It’s that time of year again! The time of year where old rivalries seem to kick into high gear, and friends bond together with team spirit. As you cheer your favorite football team to victory, you may want to gather your friends outside the stadium, in your backyard, or around the TV to enjoy the sport as a group.
One of the best parts of any football experience is the tailgate. Tailgating before a game, gets everyone excited for the helmet crashing, pigskin tossing ahead. To help you give your guests the football party of the season here are a few tips.
Plan your food ahead of time
It’s just not a party without great food, but as your team takes the field, you do not want to be busy in the kitchen or behind the grill cooking up delicious meals for your friends. Planning your food ahead of time can help.
Start by creating easy finger food. This food will be easier to eat while people mingle with fellow fans, or taunt the opposing team’s fans. They are also safer in case your guests spill.
Popular tailgating foods include:
- Sliders – These miniature hamburgers grill up quickly and give your guests or fellow tailgaters the classic taste of football season. Their small size makes them easy to eat and carry around the party. They’re less messy, and look great on the plate.
- Coleslaw – This is an easy side dish to bring along to a tailgate or make ahead of time to serve in your home. Keep it chilled for the duration of the game over ice so your guests can keep coming back for more.
- Chips and dip – Serving up chips with a tasty dip makes munching during timeouts easier. Set out a variety of types of chips and dips.

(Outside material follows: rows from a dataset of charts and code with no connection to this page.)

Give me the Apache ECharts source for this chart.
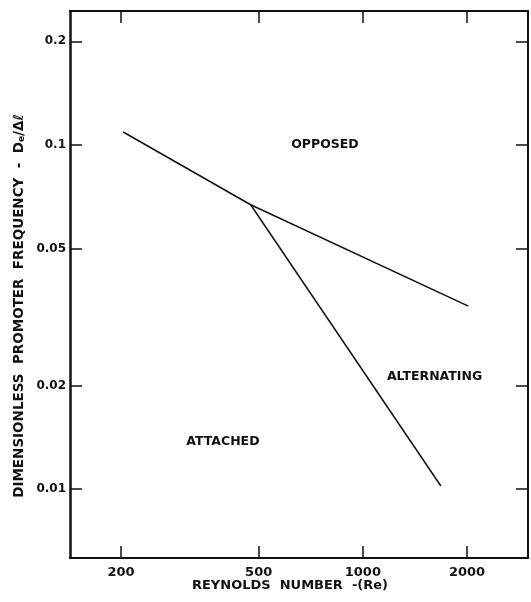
<!DOCTYPE html>
<html>
<head>
<meta charset="utf-8">
<script src="https://cdn.jsdelivr.net/npm/echarts@6/dist/echarts.min.js"></script>
<style>
  html, body { margin: 0; padding: 0; background: #fff; }
  #chart { width: 531px; height: 602px; }
</style>
</head>
<body>
<div id="chart"></div>
<script>
// ---- data ----
const boundaryRe = [203, 474, 2017];          // attached/opposed -> opposed/alternating boundary
const boundaryF  = [0.109, 0.067, 0.034];
const branchRe   = [474, 1680];               // attached/alternating boundary
const branchF    = [0.067, 0.0102];
const xTicks = [200, 500, 1000, 2000];
const yTicks = [0.01, 0.02, 0.05, 0.1, 0.2];
const regionNames = ['OPPOSED', 'ALTERNATING', 'ATTACHED'];
const regionRe    = [777, 1611, 394];
const regionF     = [0.1, 0.0212, 0.0137];
const xRange = [142.5, 3000];
const yRange = [0.0063, 0.245];

const L = Math.log10;
const toPairs = (xs, ys) => xs.map((x, i) => [L(x), L(ys[i])]);
const fmt = v => String(Number(Math.pow(10, v).toPrecision(4)));

const FONT = 'DejaVu Sans';
const INK = '#111';

function xAxisDef(pos, showLabel) {
  return {
    type: 'value', position: pos,
    min: L(xRange[0]), max: L(xRange[1]),
    axisLine: { show: true, onZero: false, lineStyle: { color: INK, width: 2 } },
    axisTick: { show: true, inside: true, length: 12, customValues: xTicks.map(L), lineStyle: { color: INK, width: 1.5 } },
    axisLabel: { show: showLabel, customValues: xTicks.map(L), formatter: fmt, margin: 8,
                 color: INK, fontFamily: FONT, fontSize: 13, fontWeight: 'bold' },
    splitLine: { show: false }
  };
}
function yAxisDef(pos, showLabel) {
  return {
    type: 'value', position: pos,
    min: L(yRange[0]), max: L(yRange[1]),
    axisLine: { show: true, onZero: false, lineStyle: { color: INK, width: pos === 'left' ? 2.5 : 2 } },
    axisTick: { show: true, inside: true, length: 12, customValues: yTicks.map(L), lineStyle: { color: INK, width: 1.5 } },
    axisLabel: { show: showLabel, customValues: yTicks.map(L), formatter: fmt, margin: 4,
                 color: INK, fontFamily: FONT, fontSize: 12, fontWeight: 'bold' },
    splitLine: { show: false }
  };
}

const chart = echarts.init(document.getElementById('chart'), null, { renderer: 'canvas' });
chart.setOption({
  animation: false,
  backgroundColor: '#fff',
  grid: { left: 70, right: 3, top: 11, bottom: 44, containLabel: false },
  xAxis: [xAxisDef('bottom', true), xAxisDef('top', false)],
  yAxis: [yAxisDef('left', true), yAxisDef('right', false)],
  series: [
    { type: 'line', data: toPairs(boundaryRe, boundaryF), showSymbol: false, symbol: 'none',
      lineStyle: { color: INK, width: 1.5 } },
    { type: 'line', data: toPairs(branchRe, branchF), showSymbol: false, symbol: 'none',
      lineStyle: { color: INK, width: 1.5 } },
    { type: 'scatter', symbolSize: 0, silent: true, itemStyle: { opacity: 1, color: INK },
      data: regionNames.map((n, i) => ({ name: n, value: [L(regionRe[i]), L(regionF[i])] })),
      label: { show: true, position: 'inside', formatter: p => p.name, opacity: 1,
               color: INK, fontFamily: FONT, fontSize: 12.5, fontWeight: 'bold' } }
  ],
  graphic: [
    { type: 'text', x: 290, y: 586,
      style: { text: 'REYNOLDS  NUMBER  -(Re)', fill: INK, font: 'bold 13px "DejaVu Sans"',
               align: 'center', verticalAlign: 'middle' } },
    { type: 'text', x: 19, y: 306, rotation: Math.PI / 2,
      style: { text: 'DIMENSIONLESS  PROMOTER  FREQUENCY  -  D{s|e}/Δℓ', fill: INK,
               font: 'bold 13.5px "DejaVu Sans"', align: 'center', verticalAlign: 'middle',
               rich: { s: { fontSize: 9, fontWeight: 'bold', fontFamily: FONT, fill: INK, verticalAlign: 'bottom', padding: [6, 0, 0, 0] } } } }
  ]
});
</script>
</body>
</html>
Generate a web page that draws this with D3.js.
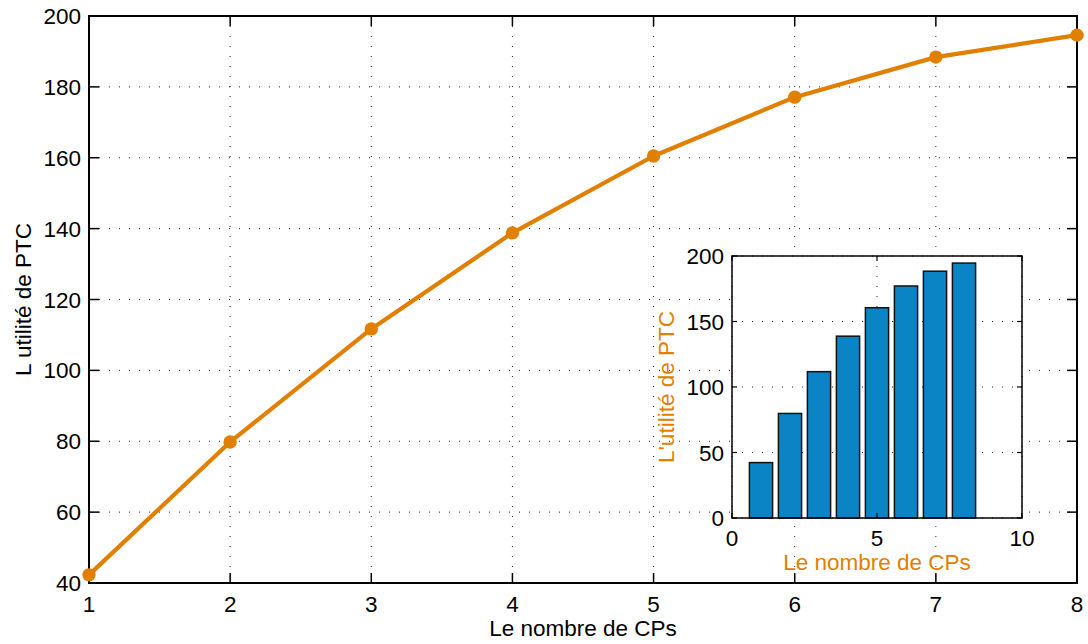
<!DOCTYPE html>
<html>
<head>
<meta charset="utf-8">
<script src="https://cdn.jsdelivr.net/npm/d3@7"></script>
<style>
  html, body { margin: 0; padding: 0; background: #fff; }
  svg text { font-family: "Liberation Sans", Arial, Helvetica, sans-serif; }
</style>
</head>
<body>
<svg id="chart" width="1088" height="644"></svg>
<script>
// Number of CPs and the resulting PTC utility
const cps = [1, 2, 3, 4, 5, 6, 7, 8];
const utility = [42.3, 79.8, 111.7, 138.8, 160.5, 177.1, 188.4, 194.6];

// Tick values
const mainXTicks = [1, 2, 3, 4, 5, 6, 7, 8];
const mainYTicks = [40, 60, 80, 100, 120, 140, 160, 180, 200];
const insetXTicks = [0, 5, 10];
const insetYTicks = [0, 50, 100, 150, 200];

// Labels
const xLabel = "Le nombre de CPs";
const yLabelMain = "L utilité de PTC";
const yLabelInset = "L'utilité de PTC";

const orange = "#e17f00";
const blue = "#0b84c6";
const fontSize = 22.5;

const svg = d3.select("#chart");

// ---------- main axes ----------
const M = { left: 89, right: 1077, top: 16, bottom: 583 };
const x = d3.scaleLinear().domain([1, 8]).range([M.left, M.right]);
const y = d3.scaleLinear().domain([40, 200]).range([M.bottom, M.top]);

const main = svg.append("g");

// dotted grid
main.append("g").selectAll("line").data(mainXTicks).join("line")
  .attr("x1", d => x(d)).attr("x2", d => x(d))
  .attr("y1", M.top).attr("y2", M.bottom)
  .attr("stroke", "#222").attr("stroke-width", 1).attr("stroke-dasharray", "1,9");
main.append("g").selectAll("line").data(mainYTicks).join("line")
  .attr("x1", M.left).attr("x2", M.right)
  .attr("y1", d => y(d)).attr("y2", d => y(d))
  .attr("stroke", "#222").attr("stroke-width", 1).attr("stroke-dasharray", "1,9");

// inward ticks on all four sides
const tl = 10;
const tk = main.append("g").attr("stroke", "#000").attr("stroke-width", 1.5);
mainXTicks.forEach(d => {
  tk.append("line").attr("x1", x(d)).attr("x2", x(d)).attr("y1", M.bottom).attr("y2", M.bottom - tl);
  tk.append("line").attr("x1", x(d)).attr("x2", x(d)).attr("y1", M.top).attr("y2", M.top + tl);
});
mainYTicks.forEach(d => {
  tk.append("line").attr("x1", M.left).attr("x2", M.left + tl).attr("y1", y(d)).attr("y2", y(d));
  tk.append("line").attr("x1", M.right).attr("x2", M.right - tl).attr("y1", y(d)).attr("y2", y(d));
});

// frame
main.append("rect")
  .attr("x", M.left).attr("y", M.top)
  .attr("width", M.right - M.left).attr("height", M.bottom - M.top)
  .attr("fill", "none").attr("stroke", "#000").attr("stroke-width", 2);

// tick labels
main.append("g").selectAll("text").data(mainXTicks).join("text")
  .attr("x", d => x(d)).attr("y", M.bottom + 29)
  .attr("text-anchor", "middle").attr("font-size", fontSize).attr("fill", "#000")
  .text(d => d);
main.append("g").selectAll("text").data(mainYTicks).join("text")
  .attr("x", M.left - 8).attr("y", d => y(d) + 8)
  .attr("text-anchor", "end").attr("font-size", fontSize).attr("fill", "#000")
  .text(d => d);

// axis titles
main.append("text")
  .attr("x", (M.left + M.right) / 2).attr("y", M.bottom + 53)
  .attr("text-anchor", "middle").attr("font-size", fontSize).attr("fill", "#000")
  .text(xLabel);
main.append("text")
  .attr("transform", `translate(${31},${(M.top + M.bottom) / 2}) rotate(-90)`)
  .attr("text-anchor", "middle").attr("font-size", fontSize).attr("fill", "#000")
  .text(yLabelMain);

// line with markers
const pts = cps.map((c, i) => [c, utility[i]]);
main.append("path")
  .datum(pts)
  .attr("d", d3.line().x(d => x(d[0])).y(d => y(d[1])))
  .attr("fill", "none").attr("stroke", orange).attr("stroke-width", 4.2)
  .attr("stroke-linejoin", "round");
main.append("g").selectAll("circle").data(pts).join("circle")
  .attr("cx", d => x(d[0])).attr("cy", d => y(d[1])).attr("r", 6.7)
  .attr("fill", orange);

// ---------- inset bar chart ----------
const I = { left: 732, right: 1022, top: 256, bottom: 518 };
const xi = d3.scaleLinear().domain([0, 10]).range([I.left, I.right]);
const yi = d3.scaleLinear().domain([0, 200]).range([I.bottom, I.top]);

const inset = svg.append("g");
inset.append("rect")
  .attr("x", I.left).attr("y", I.top)
  .attr("width", I.right - I.left).attr("height", I.bottom - I.top)
  .attr("fill", "#fff");

// dotted grid
inset.append("g").selectAll("line").data(insetXTicks).join("line")
  .attr("x1", d => xi(d)).attr("x2", d => xi(d))
  .attr("y1", I.top).attr("y2", I.bottom)
  .attr("stroke", "#222").attr("stroke-width", 1).attr("stroke-dasharray", "1,9");
inset.append("g").selectAll("line").data(insetYTicks).join("line")
  .attr("x1", I.left).attr("x2", I.right)
  .attr("y1", d => yi(d)).attr("y2", d => yi(d))
  .attr("stroke", "#222").attr("stroke-width", 1).attr("stroke-dasharray", "1,9");

// bars
const barW = xi(0.8) - xi(0);
inset.append("g").selectAll("rect").data(pts).join("rect")
  .attr("x", d => xi(d[0]) - barW / 2)
  .attr("y", d => yi(d[1]))
  .attr("width", barW)
  .attr("height", d => yi(0) - yi(d[1]))
  .attr("fill", blue).attr("stroke", "#111").attr("stroke-width", 1.5);

// inward ticks
const itl = 5;
const itk = inset.append("g").attr("stroke", "#000").attr("stroke-width", 1.2);
insetXTicks.forEach(d => {
  itk.append("line").attr("x1", xi(d)).attr("x2", xi(d)).attr("y1", I.bottom).attr("y2", I.bottom - itl);
  itk.append("line").attr("x1", xi(d)).attr("x2", xi(d)).attr("y1", I.top).attr("y2", I.top + itl);
});
insetYTicks.forEach(d => {
  itk.append("line").attr("x1", I.left).attr("x2", I.left + itl).attr("y1", yi(d)).attr("y2", yi(d));
  itk.append("line").attr("x1", I.right).attr("x2", I.right - itl).attr("y1", yi(d)).attr("y2", yi(d));
});

inset.append("rect")
  .attr("x", I.left).attr("y", I.top)
  .attr("width", I.right - I.left).attr("height", I.bottom - I.top)
  .attr("fill", "none").attr("stroke", "#000").attr("stroke-width", 1.5);

// tick labels
inset.append("g").selectAll("text").data(insetXTicks).join("text")
  .attr("x", d => xi(d)).attr("y", I.bottom + 28)
  .attr("text-anchor", "middle").attr("font-size", fontSize).attr("fill", "#000")
  .text(d => d);
inset.append("g").selectAll("text").data(insetYTicks).join("text")
  .attr("x", I.left - 8).attr("y", d => yi(d) + 8)
  .attr("text-anchor", "end").attr("font-size", fontSize).attr("fill", "#000")
  .text(d => d);

// axis titles
inset.append("text")
  .attr("x", (I.left + I.right) / 2).attr("y", I.bottom + 52)
  .attr("text-anchor", "middle").attr("font-size", fontSize).attr("fill", orange)
  .text(xLabel);
inset.append("text")
  .attr("transform", `translate(${674},${(I.top + I.bottom) / 2}) rotate(-90)`)
  .attr("text-anchor", "middle").attr("font-size", fontSize).attr("fill", orange)
  .text(yLabelInset);
</script>
</body>
</html>
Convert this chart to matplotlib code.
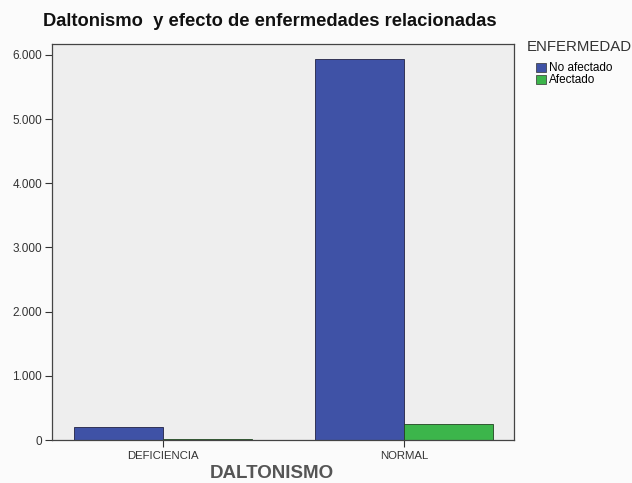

For example, serve tortilla chips with salsa, guacamole, or queso dip.
Stock your cooler
Football is a sport that typically involves cracking open a cold brew or two. As you stock your cooler, choose beers that will honor your team and still be enjoyed by your fellow tailgaters.
Stocking up the cooler with a variety of beers is a surefire way to keep everyone’s thirst satisfied. Here are a few suggestions to find the right drinks for your guests.
- Go Local – Buy the beer that best represents the hometown of your favorite team to pay homage to their time on the field. Buying local beers from around your area supports your team and your local economy.
- Mix and Match – Mixing beers to form a cocktail is a popular pastime. Try buying beers that you can mix and match. For example, make a black and tan with Guinness beer and a pale ale.
- Have a Light Option – Football games are long, and drinking heavy beer for hours on end can leave your guests feeling full, tired, and sluggish. Offering a light beer can prevent your guests from overindulging.
- Premix cocktails – Cocktails, such as bloody Marys, are also popular game day drinks. This is especially true if your game has an early kickoff. Premix your bloody Mary mix and keep it in the cooler as an easy drink your guests can fill up with.
Tailgating parties are a fun pastime for many football lovers. To keep planning and preparation as simple as possible, you may want to have your Tucson personal chef make your food ahead of time. This way, you can focus on game day instead of stressing over keeping your guests full and happy as they cheer your team to victory!
Regardless of how you decide to celebrate each game this football season, you should have the right food. Here’s one of my favorite tailgate recipes to get you started.
Grill Spareribs with Dry Rib Rub
Makes 2 slabs
Total time: about 3 ½ hours mostly unattended
2 slabs pork spareribs (3 lb. each)
2 tablespoons each chili powder, black pepper, and kosher salt
1 tablespoon paprika
1 tablespoon garlic powder
1or 2 bottles of your favorite BBQ sauce (I like to use Bull’s-eye Original)
Preparing: Sometime you can buy ribs already prepared. If that is the case, skip ahead to the last line of this paragraph. When using spareribs, remove the skirt or flap of “extra” meat on the bone side of the slab, then flip the ribs over and remove the breast plate, the rounded “humped” portion, from the top. This makes the slab more uniform in size so it cooks evenly and the ribs are easier to eat. Remove the sinewy membrane on the underside of the slab. Trim off excess fat and pierce the ribs with a fork before applying the rub.
Rub: Combine all seasonings in a bowl and rub onto ribs.
Roast: Preheat the oven to 300 degrees. Seal the ribs on a baking sheet with foil, crimping it around the edges so steam can’t escape; the steam keeps the ribs from drying out. Place the covered ribs in the oven and slow-roast them for about 2 hours. Start checking the ribs after 1 ½ hours in the oven. If the meat has pulled away from the bones, you’re ready to grill. Continue roasting, checking them every 15 minutes, until ½ - 1 inch of the bone is exposed.
Grilling: Preheat half of the grill to high and leave the other half unlit to maintain a grill temperature of 300-400 degrees. If you want to make it easier on yourself, cut the slabs in half so you can flip them easily on the grill. Slather the ribs with sauce and arrange them, sauce side down on the unlit portion of the grill. Every 10-15 minutes slather the top of the ribs with sauce and flip them to place the freshly slathered side down. After an hour, slide a skewer into meat – if it goes in easily, the ribs are done. If not, keep grilling until tender.